5. Best game before Friday? St. Joe’s lost five of its last seven games and has never dug its way out of an 0-4 start to conference play. Hawks coach Phil Martelli admitted on his weekly radio show after losing the first two league games that he left the locker room to find his wife in tears. The Hawks have muddled through a lost season despite being picked to finish second in the preseason poll.

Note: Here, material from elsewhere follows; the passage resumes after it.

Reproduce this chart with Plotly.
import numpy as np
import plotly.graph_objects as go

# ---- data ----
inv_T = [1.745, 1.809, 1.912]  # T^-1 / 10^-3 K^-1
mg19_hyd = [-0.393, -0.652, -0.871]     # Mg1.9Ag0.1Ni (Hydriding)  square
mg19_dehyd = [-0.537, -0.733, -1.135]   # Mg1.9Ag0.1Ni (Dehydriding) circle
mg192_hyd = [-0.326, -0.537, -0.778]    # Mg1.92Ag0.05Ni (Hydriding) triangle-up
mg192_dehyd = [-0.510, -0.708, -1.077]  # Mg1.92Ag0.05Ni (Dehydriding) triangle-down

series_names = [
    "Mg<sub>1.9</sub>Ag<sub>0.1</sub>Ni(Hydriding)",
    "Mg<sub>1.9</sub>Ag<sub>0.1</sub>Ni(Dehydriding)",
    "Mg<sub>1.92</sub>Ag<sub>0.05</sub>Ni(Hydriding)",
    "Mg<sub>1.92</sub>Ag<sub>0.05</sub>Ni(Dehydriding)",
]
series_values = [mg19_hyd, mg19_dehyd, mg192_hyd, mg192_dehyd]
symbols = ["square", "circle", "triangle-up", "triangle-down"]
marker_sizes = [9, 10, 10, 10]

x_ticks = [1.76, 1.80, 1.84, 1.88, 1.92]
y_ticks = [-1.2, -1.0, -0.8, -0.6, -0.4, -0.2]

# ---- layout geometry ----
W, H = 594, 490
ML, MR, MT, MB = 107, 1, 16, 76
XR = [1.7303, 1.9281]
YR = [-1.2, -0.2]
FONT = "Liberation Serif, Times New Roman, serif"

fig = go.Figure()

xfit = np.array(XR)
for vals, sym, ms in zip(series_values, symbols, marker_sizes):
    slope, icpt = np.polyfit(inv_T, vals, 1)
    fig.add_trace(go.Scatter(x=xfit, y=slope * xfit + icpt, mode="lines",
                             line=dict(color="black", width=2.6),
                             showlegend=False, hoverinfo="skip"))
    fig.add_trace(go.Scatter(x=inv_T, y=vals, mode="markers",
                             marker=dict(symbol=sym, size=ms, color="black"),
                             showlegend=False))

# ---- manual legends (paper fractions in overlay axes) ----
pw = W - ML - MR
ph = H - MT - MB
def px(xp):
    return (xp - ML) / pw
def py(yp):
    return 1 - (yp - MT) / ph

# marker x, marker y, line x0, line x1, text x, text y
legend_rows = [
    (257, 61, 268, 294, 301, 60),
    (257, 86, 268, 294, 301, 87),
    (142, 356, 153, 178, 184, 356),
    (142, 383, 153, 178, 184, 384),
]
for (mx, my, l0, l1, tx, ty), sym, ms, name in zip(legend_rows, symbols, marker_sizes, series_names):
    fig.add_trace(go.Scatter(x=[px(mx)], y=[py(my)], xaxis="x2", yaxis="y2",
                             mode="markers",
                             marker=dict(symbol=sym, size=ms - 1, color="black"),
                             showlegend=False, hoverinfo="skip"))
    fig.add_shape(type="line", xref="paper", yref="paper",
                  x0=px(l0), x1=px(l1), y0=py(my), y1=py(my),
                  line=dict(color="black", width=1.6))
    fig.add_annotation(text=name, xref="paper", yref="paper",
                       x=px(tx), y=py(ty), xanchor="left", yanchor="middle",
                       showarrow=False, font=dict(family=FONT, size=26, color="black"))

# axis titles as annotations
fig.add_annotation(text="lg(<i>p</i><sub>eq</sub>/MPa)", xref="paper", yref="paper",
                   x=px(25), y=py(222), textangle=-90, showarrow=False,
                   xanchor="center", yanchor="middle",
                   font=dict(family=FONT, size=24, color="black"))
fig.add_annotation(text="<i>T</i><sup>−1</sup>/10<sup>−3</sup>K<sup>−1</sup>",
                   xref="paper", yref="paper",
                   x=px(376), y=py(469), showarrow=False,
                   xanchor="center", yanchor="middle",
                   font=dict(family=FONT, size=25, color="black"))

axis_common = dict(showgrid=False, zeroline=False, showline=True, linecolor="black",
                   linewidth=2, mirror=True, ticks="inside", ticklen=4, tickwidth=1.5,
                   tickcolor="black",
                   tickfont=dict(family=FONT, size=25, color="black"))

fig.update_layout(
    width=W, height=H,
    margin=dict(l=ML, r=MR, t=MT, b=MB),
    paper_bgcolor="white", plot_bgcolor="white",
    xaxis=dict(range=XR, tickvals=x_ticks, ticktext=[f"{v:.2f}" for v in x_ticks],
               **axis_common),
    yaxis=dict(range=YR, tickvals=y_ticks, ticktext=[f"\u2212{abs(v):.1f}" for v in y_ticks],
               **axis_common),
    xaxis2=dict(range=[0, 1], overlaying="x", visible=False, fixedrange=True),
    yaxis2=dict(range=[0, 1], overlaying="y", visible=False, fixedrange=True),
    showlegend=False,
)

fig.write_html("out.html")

The Joe’s-Duquesne game (Thursday, 6 p.m., NBC Sports Network) still has the potential to be one of the best games in the tournament. The Dukes, thanks in large part to six double-figure scorers, beat SJU by a point at the Palumbo Center on Jan. 12. Phil Martelli‘s team answered that defeat with a one-point win over Davidson three days later. The Hawks also thumped Saint Louis 91-61 on Feb. 8, bowed to Davidson by just eight in the return trip to Belk Arena on Feb. 15 and dropped 85 on Rhode Island in a one-point loss on March 5.
SJU has conference points leader Charlie Brown leading the way while sidekick Lamarr Kimble has two 31-point nights and has compiled seven straight double-digit games. The Hawks’ defense is not going to win a title, but when their offense is running smoothly, they are dangerous. That could spell trouble for a Duquesne defense that ranked in the bottom four during A-10 play.
Prediction?: On paper, the VCU Rams should roll through the bracket with relative ease. But they won’t, because this tournament doesn’t work that way. In Brooklyn, you expect the unexpected. If Rhody doesn’t beat them for the second time this season, either St. Bonaventure, Dayton or Davidson will.
The Bonnies ratcheted up the toughness against Saint Louis and are better equipped to go to war with the Rams than they were a month ago. Dayton got swept in the season series by a combined six points but has lost just once since, in an overtime game. Obi Toppin has averaged almost 18 points in that stretch. The Davidson Wildcats, who haven’t played VCU in two months, have a litany of shooters and the experience of winning a title a year ago.
With a second bid on the line, another team will join VCU in the dance. We’ve seen this movie a couple times too many to Sharpie the Rams through the bracket.